What you need to do: Reproduce all the material exactly, minus any pictures it holds.

Extracted data:
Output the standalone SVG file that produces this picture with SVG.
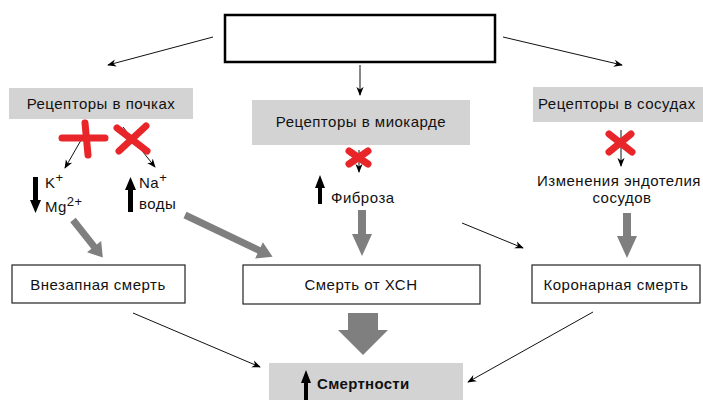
<svg xmlns="http://www.w3.org/2000/svg" width="703" height="400" viewBox="0 0 703 400">
<defs>
<style>
text{font-family:"Liberation Sans",Arial,sans-serif;fill:#111;letter-spacing:0.5px;}
.lbl{font-size:15px;}
.sm{font-size:15px;}
.gbox{fill:#d3d3d3;stroke:none;}
.wbox{fill:#fff;stroke:#222;stroke-width:1.2;}
.thin{stroke:#111;stroke-width:1;fill:none;marker-end:url(#ah);}
.red{stroke:#e8262a;stroke-width:7;stroke-linecap:round;fill:none;}
.gar{fill:#7f7f7f;}
.bar{fill:#000;}
</style>
<marker id="ah" viewBox="0 0 10 10" refX="9" refY="5" markerWidth="9" markerHeight="9" markerUnits="userSpaceOnUse" orient="auto">
<path d="M0,1 L10,5 L0,9 L3,5 z" fill="#000"/>
</marker>
</defs>
<rect width="703" height="400" fill="#fff"/>

<g id="connectors">
<line class="thin" x1="213" y1="37" x2="108" y2="65"/>
<line class="thin" x1="360" y1="65" x2="360" y2="95"/>
<line class="thin" x1="503" y1="37" x2="622" y2="65"/>
<line class="thin" x1="88" y1="128" x2="65" y2="168"/>
<line class="thin" x1="123" y1="127" x2="155" y2="167"/>
<line class="thin" x1="359" y1="150" x2="359" y2="172"/>
<line class="thin" x1="621" y1="130" x2="621" y2="166"/>
<line class="thin" x1="462" y1="223" x2="523" y2="248"/>
<line class="thin" x1="133" y1="313" x2="260" y2="367"/>
<line class="thin" x1="593" y1="312" x2="468" y2="382"/>
<polygon class="gar" transform="translate(73,220) rotate(51.6)" points="0,-3.5 34,-3.5 34,-9 48,0 34,9 34,3.5 0,3.5"/>
<polygon class="gar" transform="translate(185,215) rotate(25.5)" points="0,-3.5 82,-3.5 82,-9 97,0 82,9 82,3.5 0,3.5"/>
<polygon class="gar" points="358,210 366,210 366,234 372,234 362,256 352,234 358,234"/>
<polygon class="gar" points="623,213 631,213 631,236 637,236 627,258 617,236 623,236"/>
<polygon class="gar" points="348,313 378,313 378,330 388,330 363,355 338,330 348,330"/>
</g>

<g id="top-box">
<rect x="225" y="15" width="270" height="47" fill="#fff" stroke="#000" stroke-width="2.5"/>
</g>

<g id="kidney">
<rect class="gbox" x="9" y="88" width="184" height="31"/>
<text class="lbl" x="101" y="109" text-anchor="middle">Рецепторы в почках</text>
<path class="red" d="M62,138 L105,138 M85,123 L88,155"/>
<path class="red" d="M117,128 L147,151 M146,126 L119,151"/>
<polygon class="bar" points="33,177 38,177 38,200 41,200 35.5,213 30,200 33,200"/>
<text class="sm" x="45" y="188">K<tspan dy="-6" font-size="13">+</tspan></text>
<text class="sm" x="45" y="212">Mg<tspan dy="-6" font-size="13">2+</tspan></text>
<polygon class="bar" points="128,212 133,212 133,190 136,190 130.5,177 125,190 128,190"/>
<text class="sm" x="139" y="188">Na<tspan dy="-6" font-size="13">+</tspan></text>
<text class="sm" x="139" y="209">воды</text>
</g>

<g id="myocard">
<rect class="gbox" x="252" y="100" width="218" height="45"/>
<text class="lbl" x="361" y="127" text-anchor="middle">Рецепторы в миокарде</text>
<path class="red" d="M349,151 L368,164 M368,151 L349,164" stroke-width="6"/>
<polygon class="bar" points="318,204 322,204 322,188 325,188 320,175 315,188 318,188"/>
<text class="sm" x="331" y="203">Фиброза</text>
</g>

<g id="vessels">
<rect class="gbox" x="533" y="87" width="170" height="35"/>
<text class="lbl" x="538" y="109">Рецепторы в сосудах</text>
<path class="red" d="M609,134 L632,152 M631,134 L609,152" stroke-width="6"/>
<text class="sm" x="619" y="186" text-anchor="middle">Изменения эндотелия</text>
<text class="sm" x="622" y="203" text-anchor="middle">сосудов</text>
</g>

<g id="sudden">
<rect class="wbox" x="12" y="265" width="173" height="38"/>
<text class="sm" x="98" y="290" text-anchor="middle">Внезапная смерть</text>
</g>

<g id="chf">
<rect class="wbox" x="243" y="265" width="237" height="39"/>
<text class="sm" x="361" y="290" text-anchor="middle">Смерть от ХСН</text>
</g>

<g id="coronary">
<rect class="wbox" x="532" y="265" width="168" height="38"/>
<text class="sm" x="616" y="290" text-anchor="middle">Коронарная смерть</text>
</g>

<g id="mortality">
<rect class="gbox" x="269" y="363" width="194" height="40"/>
<polygon class="bar" points="304,400 308,400 308,383 311,383 306,370 301,383 304,383"/>
<text class="sm" x="317" y="389" font-weight="bold" style="letter-spacing:0.3px">Смертности</text>
</g>
</svg>
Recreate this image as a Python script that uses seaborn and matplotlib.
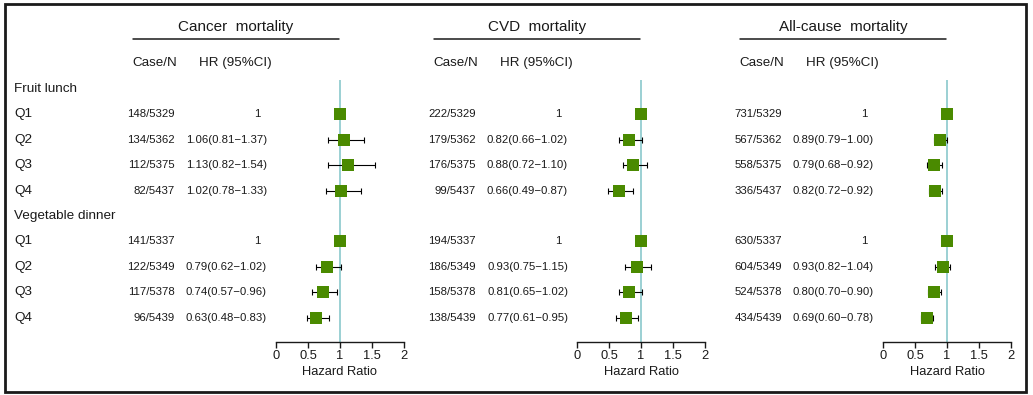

Result below:
Output the standalone SVG file that produces this picture with SVG.
<svg xmlns="http://www.w3.org/2000/svg" width="703" height="400" viewBox="0 0 703 400">
<defs>
<style>
text{font-family:"Liberation Sans",Arial,sans-serif;fill:#111;letter-spacing:0.5px;}
.lbl{font-size:15px;}
.sm{font-size:15px;}
.gbox{fill:#d3d3d3;stroke:none;}
.wbox{fill:#fff;stroke:#222;stroke-width:1.2;}
.thin{stroke:#111;stroke-width:1;fill:none;marker-end:url(#ah);}
.red{stroke:#e8262a;stroke-width:7;stroke-linecap:round;fill:none;}
.gar{fill:#7f7f7f;}
.bar{fill:#000;}
</style>
<marker id="ah" viewBox="0 0 10 10" refX="9" refY="5" markerWidth="9" markerHeight="9" markerUnits="userSpaceOnUse" orient="auto">
<path d="M0,1 L10,5 L0,9 L3,5 z" fill="#000"/>
</marker>
</defs>
<rect width="703" height="400" fill="#fff"/>

<g id="connectors">
<line class="thin" x1="213" y1="37" x2="108" y2="65"/>
<line class="thin" x1="360" y1="65" x2="360" y2="95"/>
<line class="thin" x1="503" y1="37" x2="622" y2="65"/>
<line class="thin" x1="88" y1="128" x2="65" y2="168"/>
<line class="thin" x1="123" y1="127" x2="155" y2="167"/>
<line class="thin" x1="359" y1="150" x2="359" y2="172"/>
<line class="thin" x1="621" y1="130" x2="621" y2="166"/>
<line class="thin" x1="462" y1="223" x2="523" y2="248"/>
<line class="thin" x1="133" y1="313" x2="260" y2="367"/>
<line class="thin" x1="593" y1="312" x2="468" y2="382"/>
<polygon class="gar" transform="translate(73,220) rotate(51.6)" points="0,-3.5 34,-3.5 34,-9 48,0 34,9 34,3.5 0,3.5"/>
<polygon class="gar" transform="translate(185,215) rotate(25.5)" points="0,-3.5 82,-3.5 82,-9 97,0 82,9 82,3.5 0,3.5"/>
<polygon class="gar" points="358,210 366,210 366,234 372,234 362,256 352,234 358,234"/>
<polygon class="gar" points="623,213 631,213 631,236 637,236 627,258 617,236 623,236"/>
<polygon class="gar" points="348,313 378,313 378,330 388,330 363,355 338,330 348,330"/>
</g>

<g id="top-box">
<rect x="225" y="15" width="270" height="47" fill="#fff" stroke="#000" stroke-width="2.5"/>
</g>

<g id="kidney">
<rect class="gbox" x="9" y="88" width="184" height="31"/>
<text class="lbl" x="101" y="109" text-anchor="middle">Рецепторы в почках</text>
<path class="red" d="M62,138 L105,138 M85,123 L88,155"/>
<path class="red" d="M117,128 L147,151 M146,126 L119,151"/>
<polygon class="bar" points="33,177 38,177 38,200 41,200 35.5,213 30,200 33,200"/>
<text class="sm" x="45" y="188">K<tspan dy="-6" font-size="13">+</tspan></text>
<text class="sm" x="45" y="212">Mg<tspan dy="-6" font-size="13">2+</tspan></text>
<polygon class="bar" points="128,212 133,212 133,190 136,190 130.5,177 125,190 128,190"/>
<text class="sm" x="139" y="188">Na<tspan dy="-6" font-size="13">+</tspan></text>
<text class="sm" x="139" y="209">воды</text>
</g>

<g id="myocard">
<rect class="gbox" x="252" y="100" width="218" height="45"/>
<text class="lbl" x="361" y="127" text-anchor="middle">Рецепторы в миокарде</text>
<path class="red" d="M349,151 L368,164 M368,151 L349,164" stroke-width="6"/>
<polygon class="bar" points="318,204 322,204 322,188 325,188 320,175 315,188 318,188"/>
<text class="sm" x="331" y="203">Фиброза</text>
</g>

<g id="vessels">
<rect class="gbox" x="533" y="87" width="170" height="35"/>
<text class="lbl" x="538" y="109">Рецепторы в сосудах</text>
<path class="red" d="M609,134 L632,152 M631,134 L609,152" stroke-width="6"/>
<text class="sm" x="619" y="186" text-anchor="middle">Изменения эндотелия</text>
<text class="sm" x="622" y="203" text-anchor="middle">сосудов</text>
</g>

<g id="sudden">
<rect class="wbox" x="12" y="265" width="173" height="38"/>
<text class="sm" x="98" y="290" text-anchor="middle">Внезапная смерть</text>
</g>

<g id="chf">
<rect class="wbox" x="243" y="265" width="237" height="39"/>
<text class="sm" x="361" y="290" text-anchor="middle">Смерть от ХСН</text>
</g>

<g id="coronary">
<rect class="wbox" x="532" y="265" width="168" height="38"/>
<text class="sm" x="616" y="290" text-anchor="middle">Коронарная смерть</text>
</g>

<g id="mortality">
<rect class="gbox" x="269" y="363" width="194" height="40"/>
<polygon class="bar" points="304,400 308,400 308,383 311,383 306,370 301,383 304,383"/>
<text class="sm" x="317" y="389" font-weight="bold" style="letter-spacing:0.3px">Смертности</text>
</g>
</svg>
Recreate this image as a Python script that uses seaborn and matplotlib.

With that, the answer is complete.